▶ **Stated problem**
From the first line of the listing below, retype each line up to and including the one with "var seriesNames = ['virus"; pictures stay out.

▶ **Raw data**
┌──

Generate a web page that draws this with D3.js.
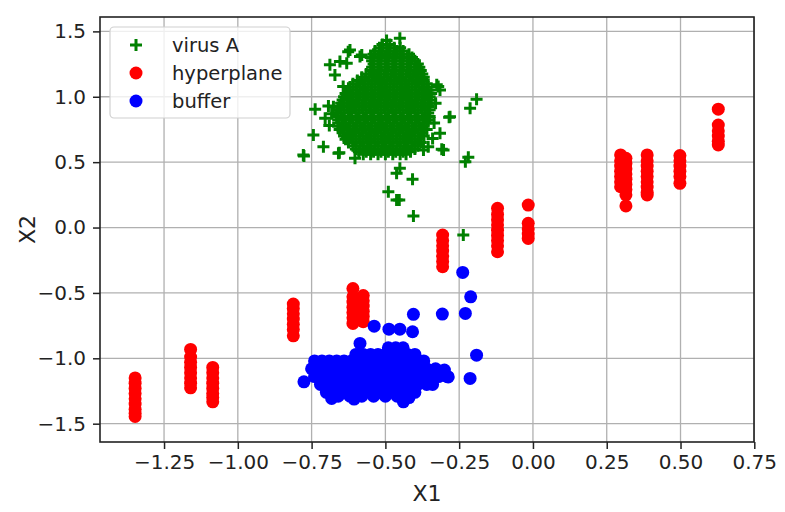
<!DOCTYPE html>
<html>
<head>
<meta charset="utf-8">
<script src="https://cdn.jsdelivr.net/npm/d3@7"></script>
<style>
  body { margin: 0; background: #fff; }
  svg { font-family: 'DejaVu Sans', sans-serif; }
</style>
</head>
<body>
<div id="chart"></div>
<script>
// tick values
var xTicks = [-1.25, -1.0, -0.75, -0.5, -0.25, 0.0, 0.25, 0.5, 0.75]
var yTicks = [-1.5, -1.0, -0.5, 0.0, 0.5, 1.0, 1.5]
var seriesNames = ['virus A', 'hyperplane', 'buffer']

// virus A: dense core, rows of [y, xs]
var virusRows = [
  [1.40, [-0.51, -0.485]],
  [1.35, [-0.535, -0.51, -0.485, -0.46, -0.44]],
  [1.30, [-0.55, -0.525, -0.50, -0.475, -0.45, -0.425, -0.41]],
  [1.25, [-0.54, -0.515, -0.49, -0.465, -0.44, -0.415, -0.39]],
  [1.20, [-0.55, -0.525, -0.50, -0.475, -0.45, -0.425, -0.40, -0.38]],
  [1.15, [-0.58, -0.555, -0.53, -0.505, -0.48, -0.455, -0.43, -0.405, -0.38, -0.37]],
  [1.10, [-0.61, -0.585, -0.56, -0.535, -0.51, -0.485, -0.46, -0.435, -0.41, -0.385, -0.36]],
  [1.05, [-0.625, -0.60, -0.575, -0.55, -0.525, -0.50, -0.475, -0.45, -0.425, -0.40, -0.375, -0.355]],
  [1.00, [-0.64, -0.615, -0.59, -0.565, -0.54, -0.515, -0.49, -0.465, -0.44, -0.415, -0.39, -0.365, -0.35]],
  [0.95, [-0.65, -0.625, -0.60, -0.575, -0.55, -0.525, -0.50, -0.475, -0.45, -0.425, -0.40, -0.375, -0.35]],
  [0.90, [-0.66, -0.64, -0.615, -0.59, -0.565, -0.54, -0.515, -0.49, -0.465, -0.44, -0.415, -0.39, -0.365, -0.35]],
  [0.85, [-0.665, -0.64, -0.615, -0.59, -0.565, -0.54, -0.515, -0.49, -0.465, -0.44, -0.415, -0.39, -0.365, -0.35]],
  [0.80, [-0.66, -0.635, -0.61, -0.585, -0.56, -0.535, -0.51, -0.485, -0.46, -0.435, -0.41, -0.385, -0.36]],
  [0.75, [-0.655, -0.63, -0.605, -0.58, -0.555, -0.53, -0.505, -0.48, -0.455, -0.43, -0.405, -0.38, -0.36]],
  [0.70, [-0.64, -0.615, -0.59, -0.565, -0.54, -0.515, -0.49, -0.465, -0.44, -0.415, -0.39, -0.37]],
  [0.65, [-0.625, -0.60, -0.575, -0.55, -0.525, -0.50, -0.475, -0.45, -0.425, -0.40, -0.38]],
  [0.60, [-0.60, -0.575, -0.55, -0.525, -0.50, -0.475, -0.45, -0.425, -0.40]],
  [0.56, [-0.575, -0.55, -0.525, -0.50, -0.475, -0.45, -0.43]]
]
// virus A: in-between rows of the core
var virusRows2 = [
  [1.375, [-0.52, -0.495, -0.47, -0.45]],
  [1.325, [-0.54, -0.515, -0.49, -0.465, -0.44, -0.42]],
  [1.275, [-0.545, -0.52, -0.495, -0.47, -0.445, -0.42, -0.40]],
  [1.225, [-0.545, -0.52, -0.495, -0.47, -0.445, -0.42, -0.395, -0.385]],
  [1.175, [-0.565, -0.54, -0.515, -0.49, -0.465, -0.44, -0.415, -0.39, -0.375]],
  [1.125, [-0.595, -0.57, -0.545, -0.52, -0.495, -0.47, -0.445, -0.42, -0.395, -0.37]],
  [1.075, [-0.62, -0.595, -0.57, -0.545, -0.52, -0.495, -0.47, -0.445, -0.42, -0.395, -0.37, -0.355]],
  [1.025, [-0.635, -0.61, -0.585, -0.56, -0.535, -0.51, -0.485, -0.46, -0.435, -0.41, -0.385, -0.36, -0.345]],
  [0.975, [-0.645, -0.62, -0.595, -0.57, -0.545, -0.52, -0.495, -0.47, -0.445, -0.42, -0.395, -0.37, -0.345]],
  [0.925, [-0.655, -0.63, -0.605, -0.58, -0.555, -0.53, -0.505, -0.48, -0.455, -0.43, -0.405, -0.38, -0.355]],
  [0.875, [-0.665, -0.65, -0.625, -0.60, -0.575, -0.55, -0.525, -0.50, -0.475, -0.45, -0.425, -0.40, -0.375, -0.355]],
  [0.825, [-0.66, -0.648, -0.623, -0.598, -0.573, -0.548, -0.523, -0.498, -0.473, -0.448, -0.423, -0.398, -0.373, -0.355]],
  [0.775, [-0.66, -0.645, -0.62, -0.595, -0.57, -0.545, -0.52, -0.495, -0.47, -0.445, -0.42, -0.395, -0.37]],
  [0.725, [-0.645, -0.625, -0.60, -0.575, -0.55, -0.525, -0.50, -0.475, -0.45, -0.425, -0.40, -0.375]],
  [0.675, [-0.635, -0.61, -0.585, -0.56, -0.535, -0.51, -0.485, -0.46, -0.435, -0.41, -0.385]],
  [0.625, [-0.61, -0.585, -0.56, -0.535, -0.51, -0.485, -0.46, -0.435, -0.41, -0.39]],
  [0.58, [-0.59, -0.565, -0.54, -0.515, -0.49, -0.465, -0.44, -0.415]]
]
// virus A: scattered points
var virusOut = [
  [-0.776, 0.547], [-0.738, 0.905], [-0.744, 0.708], [-0.710, 0.618], [-0.656, 0.572],
  [-0.688, 1.244], [-0.654, 1.269], [-0.626, 1.345], [-0.580, 1.320], [-0.620, 1.358],
  [-0.586, 1.307], [-0.631, 1.257], [-0.671, 1.167], [-0.643, 1.078], [-0.676, 0.924],
  [-0.704, 0.836], [-0.693, 0.930], [-0.490, 0.274], [-0.462, 0.210], [-0.451, 1.448],
  [-0.496, 1.430], [-0.321, 1.078], [-0.326, 1.091], [-0.315, 1.052], [-0.191, 0.981],
  [-0.213, 0.912], [-0.284, 0.843], [-0.281, 0.848], [-0.309, 0.598], [-0.355, 0.618],
  [-0.219, 0.537], [-0.229, 0.504], [-0.451, 0.453], [-0.462, 0.415], [-0.408, 0.369],
  [-0.453, 0.210], [-0.405, 0.088], [-0.236, -0.057], [-0.303, 0.593], [-0.659, 0.568],
  [-0.603, 0.530], [-0.315, 0.721], [-0.371, 0.593], [-0.778, 0.555], [-0.340, 0.680],
  [-0.682, 0.870], [-0.690, 0.780], [-0.330, 0.950], [-0.335, 0.800]
]

// hyperplane: vertical columns
var hyperCols = [
  { x: -1.348, y: [-1.15, -1.19, -1.23, -1.27, -1.31, -1.35, -1.39, -1.42, -1.445] },
  { x: -1.160, y: [-0.932, -0.99, -1.03, -1.07, -1.11, -1.15, -1.19, -1.226] },
  { x: -1.085, y: [-1.07, -1.11, -1.15, -1.19, -1.23, -1.27, -1.30, -1.333] },
  { x: -0.812, y: [-0.585, -0.62, -0.66, -0.70, -0.74, -0.78, -0.828] },
  { x: -0.610, y: [-0.466, -0.53, -0.57, -0.61, -0.65, -0.69, -0.733] },
  { x: -0.575, y: [-0.52, -0.56, -0.60, -0.64, -0.68, -0.72] },
  { x: -0.306, y: [-0.057, -0.10, -0.14, -0.18, -0.22, -0.26, -0.30] },
  { x: -0.120, y: [0.147, 0.10, 0.06, 0.02, -0.02, -0.06, -0.10, -0.14, -0.185] },
  { x: -0.016, y: [0.172, 0.032, -0.01, -0.05, -0.083] },
  { x: 0.297, y: [0.555, 0.51, 0.47, 0.43, 0.39, 0.35, 0.312] },
  { x: 0.315, y: [0.53, 0.49, 0.45, 0.41, 0.37, 0.33, 0.29, 0.25, 0.165] },
  { x: 0.387, y: [0.555, 0.51, 0.47, 0.43, 0.39, 0.35, 0.31, 0.27, 0.249] },
  { x: 0.498, y: [0.55, 0.51, 0.47, 0.43, 0.39, 0.338] },
  { x: 0.628, y: [0.905, 0.784, 0.74, 0.70, 0.66, 0.631] }
]

// buffer: dense core rows of [y, xs]
var bufferRows = [
  [-0.92, [-0.49, -0.465, -0.44]],
  [-0.97, [-0.60, -0.575, -0.55, -0.525, -0.50, -0.475, -0.45, -0.425, -0.40]],
  [-1.02, [-0.74, -0.715, -0.69, -0.665, -0.64, -0.615, -0.59, -0.565, -0.54, -0.515, -0.49, -0.465, -0.44, -0.415, -0.39, -0.37]],
  [-1.08, [-0.75, -0.72, -0.69, -0.66, -0.63, -0.60, -0.57, -0.54, -0.51, -0.48, -0.45, -0.42, -0.39, -0.36, -0.33]],
  [-1.14, [-0.74, -0.71, -0.68, -0.65, -0.62, -0.59, -0.56, -0.53, -0.50, -0.47, -0.44, -0.41, -0.38, -0.35, -0.32, -0.29]],
  [-1.20, [-0.72, -0.69, -0.66, -0.63, -0.60, -0.57, -0.54, -0.51, -0.48, -0.45, -0.42, -0.39, -0.36, -0.34]],
  [-1.26, [-0.70, -0.67, -0.64, -0.61, -0.58, -0.55, -0.52, -0.49, -0.46, -0.43, -0.40]],
  [-1.29, [-0.66, -0.62, -0.58, -0.54, -0.50, -0.46]]
]
var bufferOut = [
  [-0.238, -0.343], [-0.211, -0.530], [-0.307, -0.662], [-0.229, -0.657], [-0.405, -0.664],
  [-0.538, -0.754], [-0.488, -0.777], [-0.451, -0.777], [-0.408, -0.797], [-0.586, -0.886],
  [-0.191, -0.976], [-0.213, -1.154], [-0.776, -1.180], [-0.682, -1.307], [-0.606, -1.312],
  [-0.439, -1.333], [-0.287, -1.142], [-0.300, -1.090], [-0.420, -1.300]
]

var W = 785, H = 512
var plotL = 100, plotR = 754, plotT = 17, plotB = 442

var x = d3.scaleLinear().domain([-1.467, 0.749]).range([plotL, plotR])
var y = d3.scaleLinear().domain([-1.64, 1.61]).range([plotB, plotT])

var svg = d3.select('#chart').append('svg')
  .attr('width', W)
  .attr('height', H)

// grid
var grid = svg.append('g').attr('stroke', '#b0b0b0').attr('stroke-width', 1.3)
grid.selectAll('.gx').data(xTicks).enter().append('line')
  .attr('x1', d => x(d)).attr('x2', d => x(d))
  .attr('y1', plotT).attr('y2', plotB)
grid.selectAll('.gy').data(yTicks).enter().append('line')
  .attr('y1', d => y(d)).attr('y2', d => y(d))
  .attr('x1', plotL).attr('x2', plotR)

var flatten = rows => {
  var pts = []
  rows.forEach(r => r[1].forEach(v => pts.push([v, r[0]])))
  return pts
}

var virusPts = flatten(virusRows).concat(flatten(virusRows2), virusOut)
var hyperPts = []
hyperCols.forEach(c => c.y.forEach(v => hyperPts.push([c.x, v])))
var bufferPts = flatten(bufferRows).concat(bufferOut)

var plus = 'M-6,0H6M0,-6V6'

svg.append('g').selectAll('path').data(virusPts).enter().append('path')
  .attr('d', plus)
  .attr('transform', d => 'translate(' + x(d[0]) + ',' + y(d[1]) + ')')
  .attr('stroke', '#008000')
  .attr('stroke-width', 3)

svg.append('g').selectAll('circle').data(hyperPts).enter().append('circle')
  .attr('cx', d => x(d[0])).attr('cy', d => y(d[1]))
  .attr('r', 6.5)
  .attr('fill', '#ff0000')

svg.append('g').selectAll('circle').data(bufferPts).enter().append('circle')
  .attr('cx', d => x(d[0])).attr('cy', d => y(d[1]))
  .attr('r', 6.5)
  .attr('fill', '#0000ff')

// axes
var fmtX = d3.format('.2f'), fmtY = d3.format('.1f')
var xAxis = svg.append('g')
  .attr('transform', 'translate(0,' + plotB + ')')
  .call(d3.axisBottom(x).tickValues(xTicks).tickFormat(fmtX).tickSizeOuter(0).tickSize(7).tickPadding(6))
var yAxis = svg.append('g')
  .attr('transform', 'translate(' + plotL + ',0)')
  .call(d3.axisLeft(y).tickValues(yTicks).tickFormat(fmtY).tickSizeOuter(0).tickSize(7).tickPadding(7))

;[xAxis, yAxis].forEach(a => {
  a.select('.domain').remove()
  a.selectAll('line').attr('stroke', '#222').attr('stroke-width', 1.5)
  a.selectAll('text')
    .attr('fill', '#222')
    .style('font-family', "'DejaVu Sans', sans-serif")
    .style('font-size', '20px')
})

svg.append('rect')
  .attr('x', plotL).attr('y', plotT)
  .attr('width', plotR - plotL).attr('height', plotB - plotT)
  .attr('fill', 'none')
  .attr('stroke', '#222')
  .attr('stroke-width', 1.6)

svg.append('text')
  .attr('x', (plotL + plotR) / 2)
  .attr('y', 501)
  .attr('text-anchor', 'middle')
  .attr('font-size', 22)
  .attr('fill', '#222')
  .text('X1')

svg.append('text')
  .attr('transform', 'translate(35,' + (plotT + plotB) / 2 + ') rotate(-90)')
  .attr('text-anchor', 'middle')
  .attr('font-size', 22)
  .attr('fill', '#222')
  .text('X2')

// legend
var lg = svg.append('g')
lg.append('rect')
  .attr('x', 110).attr('y', 27)
  .attr('width', 180).attr('height', 91)
  .attr('rx', 4)
  .attr('fill', 'rgba(255,255,255,0.8)')
  .attr('stroke', '#d0d0d0')
  .attr('stroke-width', 1.2)

var rows = lg.selectAll('.item').data(seriesNames).enter().append('g')
  .attr('transform', (d, i) => 'translate(136,' + (45 + i * 28) + ')')

rows.each(function (d, i) {
  var g = d3.select(this)
  if (i === 0) {
    g.append('path').attr('d', plus).attr('stroke', '#008000').attr('stroke-width', 3)
  } else {
    g.append('circle').attr('r', 6.5).attr('fill', i === 1 ? '#ff0000' : '#0000ff')
  }
  g.append('text')
    .attr('x', 36)
    .attr('y', 7)
    .attr('font-size', 19.5)
    .attr('fill', '#222')
    .text(d)
})
</script>
</body>
</html>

└──

▶ **Answer in full**
Generate a web page that draws this with D3.js.
<!DOCTYPE html>
<html>
<head>
<meta charset="utf-8">
<script src="https://cdn.jsdelivr.net/npm/d3@7"></script>
<style>
  body { margin: 0; background: #fff; }
  svg { font-family: 'DejaVu Sans', sans-serif; }
</style>
</head>
<body>
<div id="chart"></div>
<script>
// tick values
var xTicks = [-1.25, -1.0, -0.75, -0.5, -0.25, 0.0, 0.25, 0.5, 0.75]
var yTicks = [-1.5, -1.0, -0.5, 0.0, 0.5, 1.0, 1.5]
var seriesNames = ['virus A', 'hyperplane', 'buffer']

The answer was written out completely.